In perhaps the most pivotal exchange of the morning, Chief Judge Harry Edwards attacked the basic premise of the government's case.

Edwards questioned whether the former Netscape Communications, which offered a competing browser product to Microsoft's IE, truly posed a competitive threat to Microsoft.

He asserted that while Microsoft perceived Netscape as a competitive threat, the browser maker lacked the "interest in or capacity to serve as a middleware platform." Middleware is software that sits between the applications and the hardware. Microsoft controls its development in PCs.

In its case, the government had argued that Netscape's browser and Sun's Java programming language could have conceivably replaced Windows.

Edwards said he could see that Java had such a potential. But he couldn't find in the court record where Netscape saw Navigator as a competitor to Windows. In fact, Edwards said, former Netscape CEO James Barksdale testified that his company was not "in the middleware business."

"There's no doubt that Microsoft had a large vision," said Edwards, who added that there is also no evidence Netscape "shared the same interest" for a middleware strategy.

Minear argued that Microsoft used anti-competitive tactics and other means to choke Netscape's "air supply."

But Edwards was not convinced that this was a relevant point. He asked Minear that if Microsoft used its monopoly power to put a grocery-store chain out of business, whether that violated antitrust law.

The judges also vigorously questioned Minear about what constituted pro-competitive vs. anti-competitive behavior. For example, one issue before the court is to determine how competitive tactics used by Microsoft differed from those used by Sun, and why such behavior constituted an antitrust violation.

Minear argued that Sun had struggled to get programmers to write software for Java and that Microsoft's tactics encouraged developers to write for Internet Explorer instead.

This failed to satisfy Judge Stephen Williams. "You're still very vague on what methods are permissible" for competition, he said.

When Minear referred to memos that indicated Microsoft wanted to crush Navigator and Java, Edwards rebuffed him.

Edwards asserted that, of course, Microsoft wanted to compete aggressively as any company would. Edwards' greater concern was that the government's scenario goes too far and would mean "one monopoly replacing another." Sun, for example, could become a beneficiary because it would make it easier for them to woo developers for Java.

During the opening session, Urowsky defended Microsoft's contention that copyright law gave the company the right to prohibit PC makers from changing the start-up screen.

The judges also caught Urowsky using different parts of the record to make contradictory arguments.

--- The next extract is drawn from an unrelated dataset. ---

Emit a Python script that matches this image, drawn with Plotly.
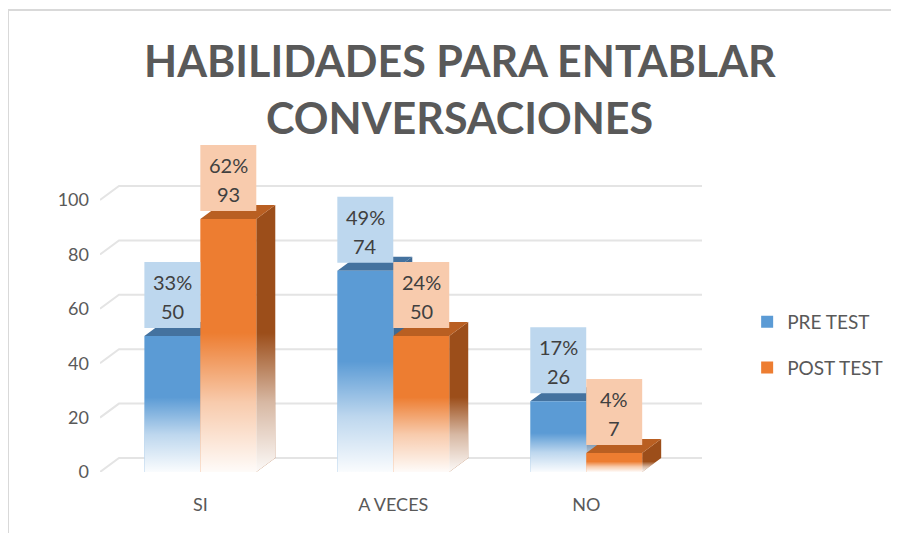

Urowsky argued that Microsoft was not truly a monopoly. He included the Mac operating system, Java and Netscape as competitors. He later argued that Microsoft did not maintain its monopoly against Netscape because it was a nascent threat.

"Isn't your position contradictory?" Judge Raymond Randolph asked.

Edwards also queried Urowsky about why the company couldn't make it easier to remove Internet Explorer from Windows. Urowsky started to describe the method as technically complicated.

"I'm not buying that for a minute," Edwards said. "It's not technically complicated at all."